Den Beiträgen wird zum Schluss durch ein Fazit, das den Titel "Spätsommer der Sozialdemokratie" trägt, ein Rahmen gegeben. Es fasst die Probleme der sozialdemokratischen Parteien europaweit zusammen. Der interessanteste Teil findet sich gleich zu Beginn des Textes. Darin wird nämlich erklärt, dass die Sozialdemokraten ihre ursprüngliche Zielgruppe durch ihre Regierungen in den 70er-Jahren gespalten haben. Aus den ehemals "sozial blockierten" wurden Insider und Outsider. Den Insidern ging es durch sozialdemokratsiche Reformen rasch besser und sie konnten aufsteigen (was teilweise wiederum mit einer Entfernung von der Sozialdemokratie einherging), während die Outsider weiterhin keinen Zugang zu Aufstiegsmöglichkeiten hatten, resignierten und sich nicht mehr an der Politik beteiligen. So hat das Ziel von Sozialdemokraten, nämlich mehr Aufstiegsmöglichkeiten zu schaffen, dazu geführt, dass diejenigen die es geschafft haben, sich abwenden und die, bei denen sozialdemokratische Politik versagt hat, resignieren. Das ist eine interessante Beobachtung.

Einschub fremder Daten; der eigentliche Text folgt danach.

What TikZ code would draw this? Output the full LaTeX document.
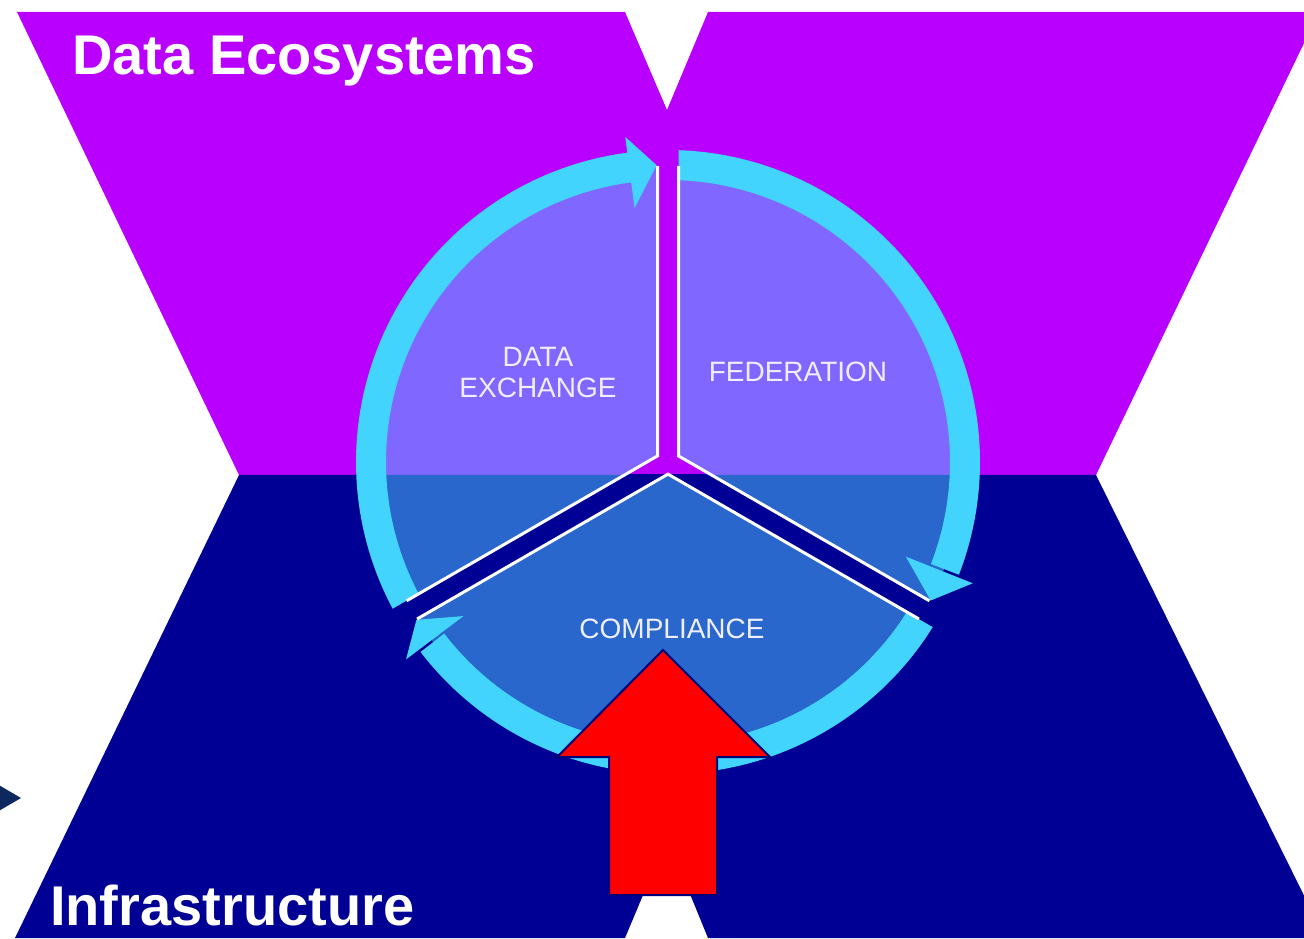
\documentclass[tikz,border=0pt]{standalone}
\usepackage{fontspec}
\setmainfont{Liberation Sans}
\usetikzlibrary{calc}
\definecolor{magbg}{RGB}{185,0,255}
\definecolor{navybg}{RGB}{0,0,148}
\definecolor{ringc}{RGB}{66,212,252}
\definecolor{piec}{RGB}{79,195,255}
\definecolor{labelc}{RGB}{238,238,255}
\definecolor{tricol}{RGB}{13,40,94}
\definecolor{arrowred}{RGB}{255,0,0}
\definecolor{arrowedge}{RGB}{0,0,120}
\begin{document}
\begin{tikzpicture}[x=1pt,y=1pt,
  ring/.style={draw=ringc, line width=30pt},
  head/.style={fill=ringc},
  wline/.style={draw=white, line width=3pt, line join=miter},
  title/.style={text=white, font=\fontsize{56}{60}\selectfont\bfseries, inner sep=0pt, anchor=base west},
  seglabel/.style={text=labelc, font=\fontsize{28}{31}\selectfont, inner sep=0pt, align=center},
  bigarrow/.style={fill=arrowred, draw=arrowedge, line width=2pt, line join=miter}]
\useasboundingbox (0,0) rectangle (1304,938);
\clip (0,0) rectangle (1304,938);
\fill[white] (0,0) rectangle (1304,938);
% background bands
\fill[magbg] (17,926) -- (625,926) -- (667,828) -- (708,926) -- (1319,926) -- (1096,463) -- (239,463) -- cycle;
\fill[navybg] (239,463) -- (1096,463) -- (1325,0) -- (708,0) -- (667,100) -- (625,0) -- (15,0) -- cycle;
% small marker at left
\fill[tricol] (-3,154) -- (21,140) -- (-3,126) -- cycle;
% circle
\coordinate (O) at (668,476);
\fill[piec, fill opacity=0.53] (O) circle[radius=296];
% ring arrows
\draw[ring] ($(O)+(209:297)$) arc[start angle=209, end angle=97, radius=297];
\fill[head] ($(O)+(97.5:256)$) -- ($(O)+(92.2:297)$) -- ($(O)+(97.5:328)$) -- cycle;
\draw[ring] ($(O)+(89:297)$) arc[start angle=89, end angle=-21.2, radius=297];
\fill[head] ($(O)+(-21.7:256)$) -- ($(O)+(-27.8:297)$) -- ($(O)+(-21.7:328)$) -- cycle;
\draw[ring] ($(O)+(-31:297)$) arc[start angle=-31, end angle=-142.5, radius=297];
\fill[head] ($(O)+(-143:256)$) -- ($(O)+(-147.9:297)$) -- ($(O)+(-143:328)$) -- cycle;
% gap geometry
\coordinate (A1) at ($(O)+(150:12.12)$);
\coordinate (A2) at ($(O)+(30:12.12)$);
\coordinate (A3) at ($(O)+(270:12.12)$);
\coordinate (GU1) at ($(O)+(90:340)+(180:10.5)$);
\coordinate (GU2) at ($(O)+(90:340)+(0:10.5)$);
\coordinate (GR1) at ($(O)+(330:340)+(60:10.5)$);
\coordinate (GR2) at ($(O)+(330:340)+(240:10.5)$);
\coordinate (GL1) at ($(O)+(210:340)+(300:10.5)$);
\coordinate (GL2) at ($(O)+(210:340)+(120:10.5)$);
\begin{scope}
  \clip (0,463) rectangle (1304,938);
  \fill[magbg] (A1) -- (GU1) -- (GU2) -- (A2) -- (GR1) -- (GR2) -- (A3) -- (GL1) -- (GL2) -- cycle;
\end{scope}
\begin{scope}
  \clip (0,0) rectangle (1304,463);
  \fill[navybg] (A1) -- (GU1) -- (GU2) -- (A2) -- (GR1) -- (GR2) -- (A3) -- (GL1) -- (GL2) -- cycle;
\end{scope}
% white sector edges
\coordinate (W1) at ($(O)+(90:295.8)+(180:10.5)$);
\coordinate (W2) at ($(O)+(210:295.8)+(120:10.5)$);
\coordinate (W3) at ($(O)+(90:295.8)+(0:10.5)$);
\coordinate (W4) at ($(O)+(330:295.8)+(60:10.5)$);
\coordinate (W5) at ($(O)+(330:295.8)+(240:10.5)$);
\coordinate (W6) at ($(O)+(210:295.8)+(300:10.5)$);
\draw[wline] (W1) -- (A1) -- (W2);
\draw[wline] (W3) -- (A2) -- (W4);
\draw[wline] (W5) -- (A3) -- (W6);
% texts
\node[title] (eco) at (72,863) {Data Ecosystems};
\node[title] (infra) at (50,13) {Infrastructure};
\node[seglabel] (dx) at (538,565.5) {DATA\\EXCHANGE};
\node[seglabel] (fed) at (798,566) {FEDERATION};
\node[seglabel] (comp) at (672,309) {COMPLIANCE};
% red arrow
\draw[bigarrow] (663,288) -- (770,181) -- (717,181) -- (717,43) -- (609,43) -- (609,181) -- (557,181) -- cycle;
\end{tikzpicture}
\end{document}
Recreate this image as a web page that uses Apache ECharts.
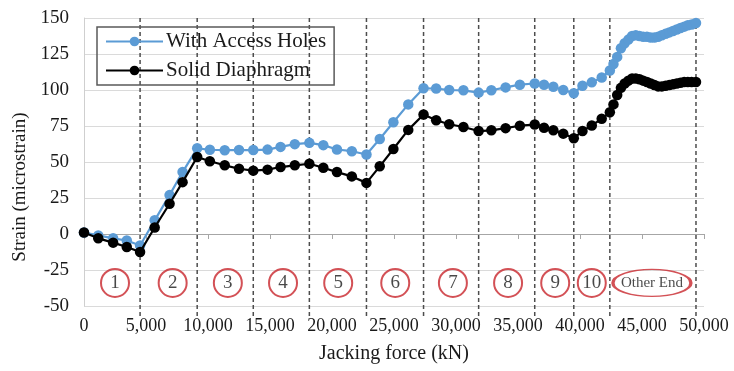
<!DOCTYPE html>
<html>
<head>
<meta charset="utf-8">
<script src="https://cdn.jsdelivr.net/npm/echarts@6/dist/echarts.min.js"></script>
<style>
  html, body { margin: 0; padding: 0; background: #fff; }
  #chart { width: 734px; height: 371px; }
</style>
</head>
<body>
<div id="chart"></div>
<script>
// Jacking force at each reading (kN)
const jackingForce = [
  0, 1150, 2350, 3450, 4523, 5700, 6900, 7950, 9128, 10150, 11350, 12500, 13651,
  14800, 15850, 17000, 18174, 19300, 20400, 21600, 22779, 23850, 24950, 26150, 27383,
  28400, 29450, 30600, 31826, 32850, 34000, 35150, 36349, 37100, 37850, 38650, 39499,
  40200, 40950, 41750, 42407, 42700, 43000, 43300, 43600, 43900, 44200, 44500, 44800,
  45100, 45400, 45700, 46000, 46300, 46600, 46900, 47200, 47500, 47800, 48100, 48400,
  48700, 49000, 49354
];
// Strain, diaphragm with access holes (microstrain)
const withAccessHoles = [
  1, -1, -3, -4.5, -8, 9.5, 27, 43, 59.5, 58.5, 58.2, 58.3, 58.3,
  58.6, 60.5, 62.4, 63.3, 61.7, 58.7, 57.5, 55.2, 66, 77.6, 90, 101.2,
  101, 100, 99.8, 98.2, 99.8, 101.8, 103.7, 104.5, 103.7, 102.3, 100, 97.8,
  103, 105.3, 108.7, 113.5, 118, 123, 129, 132.5, 135, 137.5, 138, 137.5,
  137, 137, 136.5, 136.5, 137, 138, 139, 140, 141, 142, 143, 144,
  145, 145.5, 146.5
];
// Strain, solid diaphragm (microstrain)
const solidDiaphragm = [
  1, -3, -6, -9, -12.5, 4.5, 21, 36, 53.5, 50.5, 47.7, 45.3, 44,
  44.7, 46.5, 47.7, 48.8, 46, 43, 40, 35.5, 47, 59, 72.3, 83,
  79, 76.2, 74.3, 71.5, 72, 73.5, 75.2, 76, 73.8, 72, 69.7, 66.5,
  71.5, 75.4, 80, 84.5, 90, 96.5, 101.5, 104.5, 106.5, 108, 108, 107.5,
  106.5, 105.5, 104.5, 103.5, 102.5, 102.5, 103, 103.5, 104, 104.5, 105, 105.5,
  105.5, 105.5, 105.5
];
// Load stage boundaries (kN)
const stageBoundaries = [4523, 9128, 13651, 18174, 22779, 27383, 31826, 36349, 39499, 42407, 49354];
// Load stage markers: label and position (kN)
const stageLabels = ['1', '2', '3', '4', '5', '6', '7', '8', '9', '10', 'Other End'];
const stageCentres = [2500, 7150, 11600, 16050, 20500, 25100, 29750, 34200, 38000, 40950, 45800];
const stageLabelLevel = -34;
// Axis ticks
const yTicks = { min: -50, max: 150, step: 25 };
const xTicks = { min: 0, max: 50000, step: 5000 };

const serif = '"Liberation Serif", "Times New Roman", serif';

const chart = echarts.init(document.getElementById('chart'), null, { renderer: 'canvas' });

const lineData = (ys) => jackingForce.map((x, i) => [x, ys[i]]);

const option = {
  backgroundColor: '#fff',
  animation: false,
  grid: { left: 84, right: 30, top: 18, bottom: 65 },
  legend: {
    orient: 'vertical',
    left: 97, top: 27,
    padding: [4, 8, 4, 8],
    itemGap: 8,
    itemWidth: 57,
    itemHeight: 12,
    borderColor: '#595959',
    borderWidth: 1.5,
    data: ['With Access Holes', 'Solid Diaphragm'],
    textStyle: { fontFamily: serif, fontSize: 21, color: '#1a1a1a', padding: [0, 0, 0, -2] }
  },
  xAxis: [
    {
      type: 'value', min: xTicks.min, max: xTicks.max, interval: xTicks.step,
      position: 'bottom',
      axisLine: { show: false, onZero: false },
      axisTick: { show: false },
      splitLine: { show: false },
      axisLabel: {
        margin: 11, fontFamily: serif, fontSize: 18, color: '#1a1a1a',
        formatter: (v) => v.toLocaleString('en-US')
      },
      name: 'Jacking force (kN)',
      nameLocation: 'middle',
      nameGap: 38,
      nameTextStyle: { fontFamily: serif, fontSize: 20, color: '#1a1a1a' }
    },
    {
      type: 'value', min: xTicks.min, max: xTicks.max, interval: xTicks.step,
      position: 'bottom',
      axisLine: { show: true, onZero: true, lineStyle: { color: '#a6a6a6', width: 1.2 } },
      axisTick: { show: true, length: 5, lineStyle: { color: '#a6a6a6' } },
      axisLabel: { show: false },
      splitLine: { show: false }
    }
  ],
  yAxis: {
    type: 'value', min: yTicks.min, max: yTicks.max, interval: yTicks.step,
    axisLine: { show: true, lineStyle: { color: '#cfcfcf' } },
    axisTick: { show: false },
    splitLine: { lineStyle: { color: '#dadada', width: 1 } },
    axisLabel: { margin: 15, fontFamily: serif, fontSize: 19, color: '#1a1a1a' },
    name: 'Strain (microstrain)',
    nameLocation: 'middle',
    nameGap: 54,
    nameTextStyle: { fontFamily: serif, fontSize: 19, color: '#1a1a1a', padding: [0, 50, 0, 0] }
  },
  series: [
    {
      // Vertical dashed lines separating load stages
      type: 'custom',
      xAxisIndex: 0,
      clip: false,
      silent: true,
      z: 1,
      data: stageBoundaries.map((x) => [x]),
      encode: { x: 0 },
      renderItem: (params, api) => {
        const x = api.value(0);
        const top = api.coord([x, yTicks.max]);
        const bot = api.coord([x, yTicks.min]);
        return {
          type: 'line',
          shape: { x1: top[0], y1: top[1], x2: bot[0], y2: bot[1] + 12 },
          style: { stroke: '#4d4d4d', lineWidth: 1.5, lineDash: [4, 3] }
        };
      }
    },
    {
      // Circled load-stage labels
      type: 'scatter',
      xAxisIndex: 0,
      silent: true,
      z: 3,
      data: stageCentres.map((x, i) => ({
        value: [x, stageLabelLevel],
        name: stageLabels[i],
        symbolSize: stageLabels[i].length > 2 ? [78, 27] : 28,
        label: { fontSize: stageLabels[i].length > 2 ? 15 : 19 }
      })),
      symbol: 'circle',
      itemStyle: { color: 'rgba(255,255,255,0)', borderColor: '#c8262c', borderWidth: 2 },
      label: {
        show: true, position: 'inside',
        formatter: (p) => p.name,
        fontFamily: serif, color: '#1a1a1a'
      },
      emphasis: { disabled: true }
    },
    {
      name: 'With Access Holes',
      type: 'line',
      xAxisIndex: 0,
      z: 4,
      data: lineData(withAccessHoles),
      symbol: 'circle',
      symbolSize: 10.5,
      lineStyle: { color: '#5b9bd5', width: 2.2 },
      itemStyle: { color: '#5b9bd5' },
      emphasis: { disabled: true }
    },
    {
      name: 'Solid Diaphragm',
      type: 'line',
      xAxisIndex: 0,
      z: 5,
      data: lineData(solidDiaphragm),
      symbol: 'circle',
      symbolSize: 10.5,
      lineStyle: { color: '#000', width: 2.2 },
      itemStyle: { color: '#000' },
      emphasis: { disabled: true }
    }
  ]
};

chart.setOption(option);
</script>
</body>
</html>
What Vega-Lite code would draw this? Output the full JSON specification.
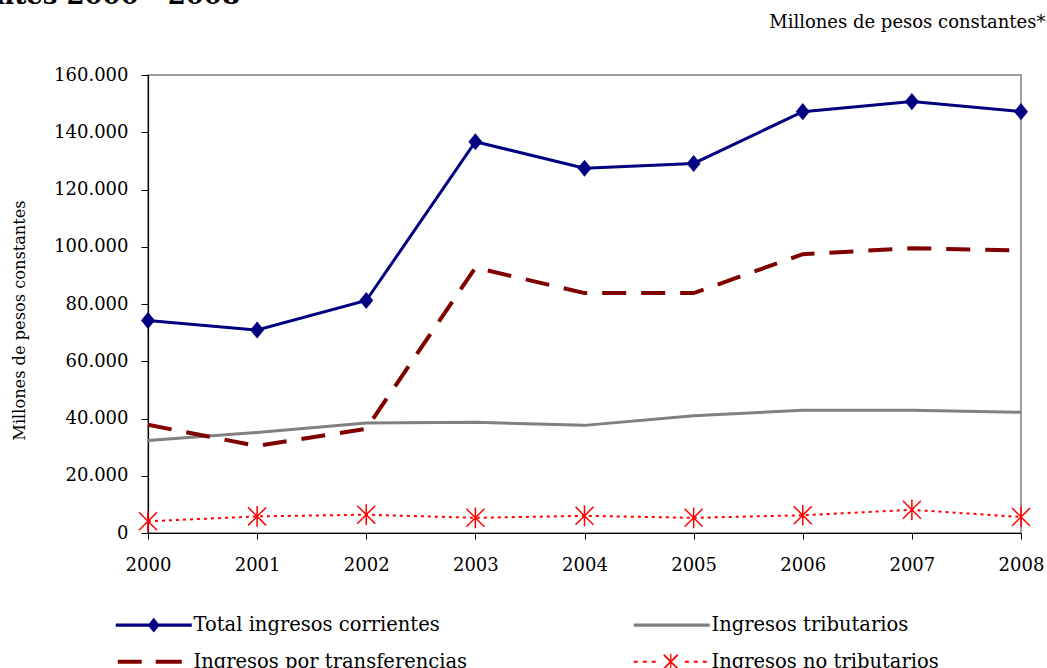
{
  "$schema": "https://vega.github.io/schema/vega-lite/v6.json",
  "width": 873,
  "height": 458,
  "autosize": "none",
  "padding": {"left": 148, "top": 75, "right": 26, "bottom": 135},
  "background": "white",
  "config": {
    "font": "DejaVu Serif",
    "locale": {"number": {"decimal": ",", "thousands": ".", "grouping": [3], "currency": ["$", ""]}},
    "view": {"stroke": "#808080", "strokeWidth": 1.5},
    "axis": {"grid": false, "domainColor": "#000000", "domainWidth": 1.2, "tickColor": "#000000", "tickWidth": 1, "labelColor": "#000000", "labelFont": "DejaVu Serif", "labelFontSize": 18, "titleFont": "DejaVu Serif", "titleFontWeight": "normal", "titleColor": "#000000"},
    "legend": {"orient": "none", "legendX": -35, "legendY": 540, "columns": 2, "columnPadding": 163, "rowPadding": 16, "labelFont": "DejaVu Serif", "labelFontSize": 19.5, "labelColor": "#000000", "labelLimit": 600, "symbolSize": 196, "symbolOpacity": 1, "symbolStrokeWidth": 0, "labelOffset": 61, "padding": 0}
  },
  "title": {"text": "Evolución de los ingresos corrientes 2000 - 2008", "anchor": "end", "frame": "group", "fontSize": 26, "fontWeight": "bold", "font": "DejaVu Serif", "color": "#000000", "baseline": "alphabetic", "offset": 10, "dx": -781, "dy": 27},
  "data": {"values": [
    {"year": "2000", "series": "Total ingresos corrientes", "value": 74200},
    {"year": "2001", "series": "Total ingresos corrientes", "value": 70900},
    {"year": "2002", "series": "Total ingresos corrientes", "value": 81200},
    {"year": "2003", "series": "Total ingresos corrientes", "value": 136700},
    {"year": "2004", "series": "Total ingresos corrientes", "value": 127400},
    {"year": "2005", "series": "Total ingresos corrientes", "value": 129100},
    {"year": "2006", "series": "Total ingresos corrientes", "value": 147200},
    {"year": "2007", "series": "Total ingresos corrientes", "value": 150700},
    {"year": "2008", "series": "Total ingresos corrientes", "value": 147200},
    {"year": "2000", "series": "Ingresos tributarios", "value": 32300},
    {"year": "2001", "series": "Ingresos tributarios", "value": 35100},
    {"year": "2002", "series": "Ingresos tributarios", "value": 38400},
    {"year": "2003", "series": "Ingresos tributarios", "value": 38700},
    {"year": "2004", "series": "Ingresos tributarios", "value": 37600},
    {"year": "2005", "series": "Ingresos tributarios", "value": 41000},
    {"year": "2006", "series": "Ingresos tributarios", "value": 42900},
    {"year": "2007", "series": "Ingresos tributarios", "value": 42900},
    {"year": "2008", "series": "Ingresos tributarios", "value": 42200},
    {"year": "2000", "series": "Ingresos por transferencias", "value": 37800},
    {"year": "2001", "series": "Ingresos por transferencias", "value": 30400},
    {"year": "2002", "series": "Ingresos por transferencias", "value": 36400},
    {"year": "2003", "series": "Ingresos por transferencias", "value": 92700},
    {"year": "2004", "series": "Ingresos por transferencias", "value": 83800},
    {"year": "2005", "series": "Ingresos por transferencias", "value": 83800},
    {"year": "2006", "series": "Ingresos por transferencias", "value": 97400},
    {"year": "2007", "series": "Ingresos por transferencias", "value": 99500},
    {"year": "2008", "series": "Ingresos por transferencias", "value": 98700},
    {"year": "2000", "series": "Ingresos no tributarios", "value": 4100},
    {"year": "2001", "series": "Ingresos no tributarios", "value": 5800},
    {"year": "2002", "series": "Ingresos no tributarios", "value": 6400},
    {"year": "2003", "series": "Ingresos no tributarios", "value": 5300},
    {"year": "2004", "series": "Ingresos no tributarios", "value": 6000},
    {"year": "2005", "series": "Ingresos no tributarios", "value": 5300},
    {"year": "2006", "series": "Ingresos no tributarios", "value": 6200},
    {"year": "2007", "series": "Ingresos no tributarios", "value": 8100},
    {"year": "2008", "series": "Ingresos no tributarios", "value": 5600}
  ]},
  "resolve": {"axis": {"x": "independent"}},
  "layer": [
    {
      "encoding": {
        "x": {"field": "year", "type": "ordinal", "scale": {"type": "point", "padding": 0},
          "axis": {"title": null, "orient": "bottom", "labelAngle": 0, "tickSize": 6, "labelPadding": 17}},
        "y": {"field": "value", "type": "quantitative", "scale": {"domain": [0, 160000], "nice": false},
          "axis": {"values": [0, 20000, 40000, 60000, 80000, 100000, 120000, 140000, 160000], "format": ",d", "tickSize": 7, "labelPadding": 13,
            "title": "Millones de pesos constantes", "titleFontSize": 16.2, "titleBaseline": "alphabetic", "titleAngle": 270, "titleAlign": "center", "titleX": -124, "titleY": 245}}
      },
      "layer": [
        {
          "transform": [{"filter": "datum.series == 'Ingresos tributarios'"}],
          "mark": {"type": "line", "color": "#808080", "strokeWidth": 3}
        },
        {
          "transform": [{"filter": "datum.series == 'Ingresos por transferencias'"}],
          "mark": {"type": "line", "color": "#800000", "strokeWidth": 4, "strokeDash": [24, 15]}
        },
        {
          "transform": [{"filter": "datum.series == 'Ingresos no tributarios'"}],
          "mark": {"type": "line", "color": "#FF0000", "strokeWidth": 2, "strokeDash": [3, 4]}
        },
        {
          "transform": [{"filter": "datum.series == 'Ingresos no tributarios'"}],
          "mark": {"type": "point", "shape": "M-1,-1L1,1M1,-1L-1,1M0,-1.15V1.15", "size": 324, "filled": false, "color": "#FF0000", "strokeWidth": 1.5, "opacity": 1}
        },
        {
          "transform": [{"filter": "datum.series == 'Total ingresos corrientes'"}],
          "mark": {"type": "line", "color": "#000080", "strokeWidth": 3}
        },
        {
          "transform": [{"filter": "datum.series == 'Total ingresos corrientes'"}],
          "mark": {"type": "point", "shape": "M0,-1.1L0.9,0L0,1.1L-0.9,0Z", "size": 240, "filled": true, "color": "#000080", "opacity": 1}
        }
      ]
    },
    {
      "mark": {"type": "point", "opacity": 0, "filled": true, "size": 196},
      "encoding": {
        "x": {"field": "year", "type": "ordinal", "scale": {"type": "point", "padding": 0},
          "axis": {"orient": "top", "labels": false, "ticks": false, "domain": false,
            "title": "Millones de pesos constantes*", "titleFontSize": 18, "titleFontWeight": "normal", "titleAlign": "right", "titleAnchor": "end", "titleBaseline": "alphabetic", "titleAngle": 0, "titleX": 897, "titleY": -48}},
        "y": {"field": "value", "type": "quantitative"},
        "color": {"field": "series", "type": "nominal",
          "scale": {"domain": ["Total ingresos corrientes", "Ingresos por transferencias", "Ingresos tributarios", "Ingresos no tributarios"], "range": ["#000080", "#800000", "#808080", "#FF0000"]},
          "legend": {"title": null}
        },
        "shape": {"field": "series", "type": "nominal",
          "scale": {"domain": ["Total ingresos corrientes", "Ingresos por transferencias", "Ingresos tributarios", "Ingresos no tributarios"],
            "range": [
              "M-1,-0.22H9.86V0.22H-1Z M4.43,-1.07L5.29,0L4.43,1.07L3.57,0Z",
              "M-0.71,-0.29H2.71V0.29H-0.71Z M4.71,-0.29H8.43V0.29H4.71Z",
              "M-1,-0.22H9.86V0.22H-1Z",
              "M-1,-0.14H-0.43V0.14H-1Z M0.29,-0.14H0.86V0.14H0.29Z M1.57,-0.14H2.14V0.14H1.57Z M6.29,-0.14H6.86V0.14H6.29Z M7.57,-0.14H8.14V0.14H7.57Z M8.86,-0.14H9.43V0.14H8.86Z M3.37,-1.09L5.37,0.91L5.21,1.09L3.21,-0.91Z M5.37,-0.91L3.37,1.09L3.21,0.91L5.21,-1.09Z M4.2,-1.15H4.38V1.15H4.2Z"
            ]},
          "legend": {"title": null}
        }
      }
    }
  ]
}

Im Folgenden geht das Fazit, dann auf die sich schon in den vorherigen Beiträgen abzeichnenden Probleme ein. Die geistige Entfernung von den Arbeitern, die Vergreisung und Akademisierung der Mitglieder und fehlender Nachwuchs werden betrachtet. Es folgt ein Abriss möglicher Reformbemühungen, von denen allein keine zu einer Besserung beiträgt. Zurück bleibt ein sehr unklares Bild über die Zukunft. Es werden zwar Ansätze angerisse, zum Beispiel wird darüber nachgedacht, sich eventuelle vom Volksparteienmodell zu verabschieden, um sichbesser auf bestimmte Zielgruppen zu konzentrieren, wirklich bahnbrechende Lösungen finden sich aber nicht. Das Fazit ist letztendlich, dass ein Wiederaufstieg sozialdemokratischer Parteien wohl am Besten durch einen Mix von guter Arbeit auf kommunaler Ebene, wo man noch etwas Macht in den Händen hält, und einer guten Einbindung und Beteiligung der Mitglieder möglich ist. Dabei hängt jeder Reformversuch jedoch von den Akteuren ab, die ihn zulassen. Denn zum Beispiel machen Vorwahlen, bei denen die Parteispitze die Kandidaten schon im Vorraus ausgeküngelt hat, nur wenig Sinn. Und natürlich braucht die Sozialdemokratie wieder so etwas wie eine "Erzählung", eine Art "dritter Weg", der diesmal inhaltlich nicht nur eine Anbiederung an "die Mitte" ist, sondern auch das eigene Kernklientel mitnimmt.

"Genossen in der Krise" ist eine Sammlung von 15 sehr interessanten Beiträgen, die einem einen Einblick in die Mentalität und die Probleme der europäischen sozialdemokratischen Parteien geben. Konkrete Lösungsvorschläge bietet das Buch wenige und es ignoriert auch ein wenig die Taten der Parteien in der Regierung. Dennoch sensibilisiert es dadurch, dass es die parteiinternen und Zielgruppenfehler analysiert, für mögliche Gründe des Niedergangs. Außerdem beschreiben alle Beiträge natürlich auch die Problemlösungsversuche der 15 Parteien. Darunter lassen sich auch einige durchaus interessante Methoden feststellen. Dies und die Einblicke in die jüngere Geschichte der Sozialdemokratie in Europa machen das Buch zu einer interessanten Lektüre.